◆ **Work required**
Return the listing below exactly, with the pictures dropped.

◆ ◆ ◆ ◆ ◆ ◆ ◆

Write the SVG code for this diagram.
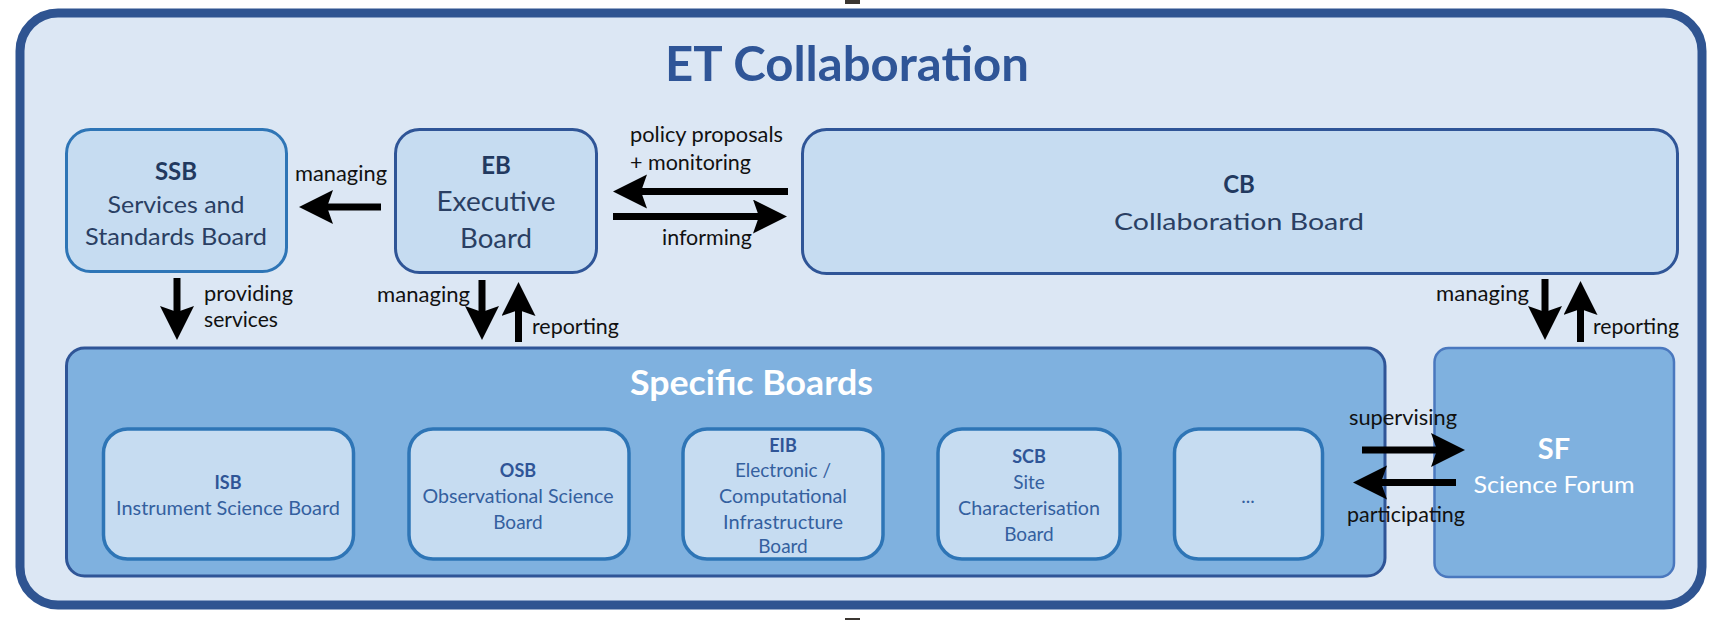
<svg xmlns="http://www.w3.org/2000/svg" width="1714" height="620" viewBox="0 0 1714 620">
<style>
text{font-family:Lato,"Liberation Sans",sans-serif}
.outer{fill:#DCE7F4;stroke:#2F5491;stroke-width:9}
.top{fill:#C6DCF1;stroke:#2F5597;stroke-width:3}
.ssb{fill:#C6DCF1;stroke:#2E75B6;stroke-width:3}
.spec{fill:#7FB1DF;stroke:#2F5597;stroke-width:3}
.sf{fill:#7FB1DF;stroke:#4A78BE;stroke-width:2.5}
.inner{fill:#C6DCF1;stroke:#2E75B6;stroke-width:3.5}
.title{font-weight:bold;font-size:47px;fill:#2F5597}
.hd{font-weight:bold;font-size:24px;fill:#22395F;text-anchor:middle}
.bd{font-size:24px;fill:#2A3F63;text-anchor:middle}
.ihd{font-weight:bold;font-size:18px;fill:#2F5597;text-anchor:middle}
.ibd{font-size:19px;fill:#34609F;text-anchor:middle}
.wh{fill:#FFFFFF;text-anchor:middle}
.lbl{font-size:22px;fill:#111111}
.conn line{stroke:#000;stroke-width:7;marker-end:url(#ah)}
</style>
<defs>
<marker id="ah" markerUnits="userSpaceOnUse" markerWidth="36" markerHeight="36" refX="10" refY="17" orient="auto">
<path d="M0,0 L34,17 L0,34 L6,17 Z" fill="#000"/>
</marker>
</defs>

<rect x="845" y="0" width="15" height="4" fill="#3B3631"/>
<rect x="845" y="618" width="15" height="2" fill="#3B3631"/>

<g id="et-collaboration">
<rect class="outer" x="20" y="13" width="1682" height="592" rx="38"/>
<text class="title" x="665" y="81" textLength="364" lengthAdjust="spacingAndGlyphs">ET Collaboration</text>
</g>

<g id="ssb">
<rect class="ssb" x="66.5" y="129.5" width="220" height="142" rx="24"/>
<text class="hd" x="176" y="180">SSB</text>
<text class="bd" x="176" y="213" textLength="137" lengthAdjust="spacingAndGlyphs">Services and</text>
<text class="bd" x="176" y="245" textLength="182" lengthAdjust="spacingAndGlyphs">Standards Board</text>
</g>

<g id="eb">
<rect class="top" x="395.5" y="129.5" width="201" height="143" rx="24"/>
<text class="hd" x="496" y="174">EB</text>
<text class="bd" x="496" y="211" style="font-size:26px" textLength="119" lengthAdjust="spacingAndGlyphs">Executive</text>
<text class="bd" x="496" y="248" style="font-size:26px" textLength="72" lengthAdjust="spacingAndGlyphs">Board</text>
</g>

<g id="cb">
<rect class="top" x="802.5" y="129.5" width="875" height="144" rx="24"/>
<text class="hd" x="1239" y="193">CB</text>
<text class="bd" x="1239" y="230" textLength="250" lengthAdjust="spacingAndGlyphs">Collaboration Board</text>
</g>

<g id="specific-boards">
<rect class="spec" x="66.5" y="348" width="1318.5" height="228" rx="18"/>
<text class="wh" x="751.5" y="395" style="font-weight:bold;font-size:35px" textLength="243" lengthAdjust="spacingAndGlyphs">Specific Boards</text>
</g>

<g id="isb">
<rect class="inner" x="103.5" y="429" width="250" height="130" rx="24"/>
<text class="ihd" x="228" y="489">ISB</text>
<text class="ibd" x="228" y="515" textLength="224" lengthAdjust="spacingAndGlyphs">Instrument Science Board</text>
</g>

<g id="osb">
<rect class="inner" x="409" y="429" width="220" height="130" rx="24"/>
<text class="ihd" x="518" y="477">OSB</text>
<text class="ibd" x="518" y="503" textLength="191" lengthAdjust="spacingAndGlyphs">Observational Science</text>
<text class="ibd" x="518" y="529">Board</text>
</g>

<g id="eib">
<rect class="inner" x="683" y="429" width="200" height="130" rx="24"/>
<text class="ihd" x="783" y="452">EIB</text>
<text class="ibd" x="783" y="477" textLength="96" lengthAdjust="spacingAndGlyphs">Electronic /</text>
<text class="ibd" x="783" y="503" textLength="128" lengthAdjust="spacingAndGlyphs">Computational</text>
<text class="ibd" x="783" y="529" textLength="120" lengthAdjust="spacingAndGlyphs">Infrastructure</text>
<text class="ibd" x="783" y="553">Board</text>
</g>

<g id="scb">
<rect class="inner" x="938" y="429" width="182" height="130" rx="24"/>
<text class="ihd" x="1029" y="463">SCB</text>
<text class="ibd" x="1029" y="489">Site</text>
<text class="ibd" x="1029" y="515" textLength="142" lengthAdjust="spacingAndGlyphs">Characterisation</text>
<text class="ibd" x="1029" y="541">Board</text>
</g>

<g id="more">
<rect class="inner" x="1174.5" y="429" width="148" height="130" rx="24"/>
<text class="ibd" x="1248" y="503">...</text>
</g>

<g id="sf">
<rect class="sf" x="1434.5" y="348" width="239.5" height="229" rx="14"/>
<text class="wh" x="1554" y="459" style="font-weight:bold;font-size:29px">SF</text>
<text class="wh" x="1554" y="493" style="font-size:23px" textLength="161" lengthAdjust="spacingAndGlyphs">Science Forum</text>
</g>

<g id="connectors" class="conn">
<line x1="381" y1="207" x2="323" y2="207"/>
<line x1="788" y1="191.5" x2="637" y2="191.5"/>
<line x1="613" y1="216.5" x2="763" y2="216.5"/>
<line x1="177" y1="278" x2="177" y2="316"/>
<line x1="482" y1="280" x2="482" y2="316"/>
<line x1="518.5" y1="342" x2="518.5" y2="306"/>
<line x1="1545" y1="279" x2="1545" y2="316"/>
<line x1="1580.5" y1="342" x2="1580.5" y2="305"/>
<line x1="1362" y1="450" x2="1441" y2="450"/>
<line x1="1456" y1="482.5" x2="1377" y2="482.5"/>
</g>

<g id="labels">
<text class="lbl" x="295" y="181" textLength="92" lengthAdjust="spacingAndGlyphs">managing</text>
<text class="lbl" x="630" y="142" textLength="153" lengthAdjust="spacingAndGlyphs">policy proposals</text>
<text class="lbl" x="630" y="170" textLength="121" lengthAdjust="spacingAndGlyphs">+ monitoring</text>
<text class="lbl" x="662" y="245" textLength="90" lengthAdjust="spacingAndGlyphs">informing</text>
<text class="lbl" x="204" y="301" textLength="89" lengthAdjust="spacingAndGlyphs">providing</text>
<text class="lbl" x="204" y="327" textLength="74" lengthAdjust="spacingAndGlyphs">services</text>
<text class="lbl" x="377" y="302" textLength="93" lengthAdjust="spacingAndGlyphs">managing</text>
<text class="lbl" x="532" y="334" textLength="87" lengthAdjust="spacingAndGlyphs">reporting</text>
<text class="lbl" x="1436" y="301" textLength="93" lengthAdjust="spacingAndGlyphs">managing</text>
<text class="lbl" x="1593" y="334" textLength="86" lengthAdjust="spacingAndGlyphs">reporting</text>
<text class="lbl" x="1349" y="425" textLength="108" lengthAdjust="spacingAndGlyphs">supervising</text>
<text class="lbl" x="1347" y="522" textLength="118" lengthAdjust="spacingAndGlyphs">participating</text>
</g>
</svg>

◆ ◆ ◆ ◆ ◆ ◆ ◆

◆ **Exercise output**
Write the SVG code for this diagram.
<svg xmlns="http://www.w3.org/2000/svg" width="1714" height="620" viewBox="0 0 1714 620">
<style>
text{font-family:Lato,"Liberation Sans",sans-serif}
.outer{fill:#DCE7F4;stroke:#2F5491;stroke-width:9}
.top{fill:#C6DCF1;stroke:#2F5597;stroke-width:3}
.ssb{fill:#C6DCF1;stroke:#2E75B6;stroke-width:3}
.spec{fill:#7FB1DF;stroke:#2F5597;stroke-width:3}
.sf{fill:#7FB1DF;stroke:#4A78BE;stroke-width:2.5}
.inner{fill:#C6DCF1;stroke:#2E75B6;stroke-width:3.5}
.title{font-weight:bold;font-size:47px;fill:#2F5597}
.hd{font-weight:bold;font-size:24px;fill:#22395F;text-anchor:middle}
.bd{font-size:24px;fill:#2A3F63;text-anchor:middle}
.ihd{font-weight:bold;font-size:18px;fill:#2F5597;text-anchor:middle}
.ibd{font-size:19px;fill:#34609F;text-anchor:middle}
.wh{fill:#FFFFFF;text-anchor:middle}
.lbl{font-size:22px;fill:#111111}
.conn line{stroke:#000;stroke-width:7;marker-end:url(#ah)}
</style>
<defs>
<marker id="ah" markerUnits="userSpaceOnUse" markerWidth="36" markerHeight="36" refX="10" refY="17" orient="auto">
<path d="M0,0 L34,17 L0,34 L6,17 Z" fill="#000"/>
</marker>
</defs>

<rect x="845" y="0" width="15" height="4" fill="#3B3631"/>
<rect x="845" y="618" width="15" height="2" fill="#3B3631"/>

<g id="et-collaboration">
<rect class="outer" x="20" y="13" width="1682" height="592" rx="38"/>
<text class="title" x="665" y="81" textLength="364" lengthAdjust="spacingAndGlyphs">ET Collaboration</text>
</g>

<g id="ssb">
<rect class="ssb" x="66.5" y="129.5" width="220" height="142" rx="24"/>
<text class="hd" x="176" y="180">SSB</text>
<text class="bd" x="176" y="213" textLength="137" lengthAdjust="spacingAndGlyphs">Services and</text>
<text class="bd" x="176" y="245" textLength="182" lengthAdjust="spacingAndGlyphs">Standards Board</text>
</g>

<g id="eb">
<rect class="top" x="395.5" y="129.5" width="201" height="143" rx="24"/>
<text class="hd" x="496" y="174">EB</text>
<text class="bd" x="496" y="211" style="font-size:26px" textLength="119" lengthAdjust="spacingAndGlyphs">Executive</text>
<text class="bd" x="496" y="248" style="font-size:26px" textLength="72" lengthAdjust="spacingAndGlyphs">Board</text>
</g>

<g id="cb">
<rect class="top" x="802.5" y="129.5" width="875" height="144" rx="24"/>
<text class="hd" x="1239" y="193">CB</text>
<text class="bd" x="1239" y="230" textLength="250" lengthAdjust="spacingAndGlyphs">Collaboration Board</text>
</g>

<g id="specific-boards">
<rect class="spec" x="66.5" y="348" width="1318.5" height="228" rx="18"/>
<text class="wh" x="751.5" y="395" style="font-weight:bold;font-size:35px" textLength="243" lengthAdjust="spacingAndGlyphs">Specific Boards</text>
</g>

<g id="isb">
<rect class="inner" x="103.5" y="429" width="250" height="130" rx="24"/>
<text class="ihd" x="228" y="489">ISB</text>
<text class="ibd" x="228" y="515" textLength="224" lengthAdjust="spacingAndGlyphs">Instrument Science Board</text>
</g>

<g id="osb">
<rect class="inner" x="409" y="429" width="220" height="130" rx="24"/>
<text class="ihd" x="518" y="477">OSB</text>
<text class="ibd" x="518" y="503" textLength="191" lengthAdjust="spacingAndGlyphs">Observational Science</text>
<text class="ibd" x="518" y="529">Board</text>
</g>

<g id="eib">
<rect class="inner" x="683" y="429" width="200" height="130" rx="24"/>
<text class="ihd" x="783" y="452">EIB</text>
<text class="ibd" x="783" y="477" textLength="96" lengthAdjust="spacingAndGlyphs">Electronic /</text>
<text class="ibd" x="783" y="503" textLength="128" lengthAdjust="spacingAndGlyphs">Computational</text>
<text class="ibd" x="783" y="529" textLength="120" lengthAdjust="spacingAndGlyphs">Infrastructure</text>
<text class="ibd" x="783" y="553">Board</text>
</g>

<g id="scb">
<rect class="inner" x="938" y="429" width="182" height="130" rx="24"/>
<text class="ihd" x="1029" y="463">SCB</text>
<text class="ibd" x="1029" y="489">Site</text>
<text class="ibd" x="1029" y="515" textLength="142" lengthAdjust="spacingAndGlyphs">Characterisation</text>
<text class="ibd" x="1029" y="541">Board</text>
</g>

<g id="more">
<rect class="inner" x="1174.5" y="429" width="148" height="130" rx="24"/>
<text class="ibd" x="1248" y="503">...</text>
</g>

<g id="sf">
<rect class="sf" x="1434.5" y="348" width="239.5" height="229" rx="14"/>
<text class="wh" x="1554" y="459" style="font-weight:bold;font-size:29px">SF</text>
<text class="wh" x="1554" y="493" style="font-size:23px" textLength="161" lengthAdjust="spacingAndGlyphs">Science Forum</text>
</g>

<g id="connectors" class="conn">
<line x1="381" y1="207" x2="323" y2="207"/>
<line x1="788" y1="191.5" x2="637" y2="191.5"/>
<line x1="613" y1="216.5" x2="763" y2="216.5"/>
<line x1="177" y1="278" x2="177" y2="316"/>
<line x1="482" y1="280" x2="482" y2="316"/>
<line x1="518.5" y1="342" x2="518.5" y2="306"/>
<line x1="1545" y1="279" x2="1545" y2="316"/>
<line x1="1580.5" y1="342" x2="1580.5" y2="305"/>
<line x1="1362" y1="450" x2="1441" y2="450"/>
<line x1="1456" y1="482.5" x2="1377" y2="482.5"/>
</g>

<g id="labels">
<text class="lbl" x="295" y="181" textLength="92" lengthAdjust="spacingAndGlyphs">managing</text>
<text class="lbl" x="630" y="142" textLength="153" lengthAdjust="spacingAndGlyphs">policy proposals</text>
<text class="lbl" x="630" y="170" textLength="121" lengthAdjust="spacingAndGlyphs">+ monitoring</text>
<text class="lbl" x="662" y="245" textLength="90" lengthAdjust="spacingAndGlyphs">informing</text>
<text class="lbl" x="204" y="301" textLength="89" lengthAdjust="spacingAndGlyphs">providing</text>
<text class="lbl" x="204" y="327" textLength="74" lengthAdjust="spacingAndGlyphs">services</text>
<text class="lbl" x="377" y="302" textLength="93" lengthAdjust="spacingAndGlyphs">managing</text>
<text class="lbl" x="532" y="334" textLength="87" lengthAdjust="spacingAndGlyphs">reporting</text>
<text class="lbl" x="1436" y="301" textLength="93" lengthAdjust="spacingAndGlyphs">managing</text>
<text class="lbl" x="1593" y="334" textLength="86" lengthAdjust="spacingAndGlyphs">reporting</text>
<text class="lbl" x="1349" y="425" textLength="108" lengthAdjust="spacingAndGlyphs">supervising</text>
<text class="lbl" x="1347" y="522" textLength="118" lengthAdjust="spacingAndGlyphs">participating</text>
</g>
</svg>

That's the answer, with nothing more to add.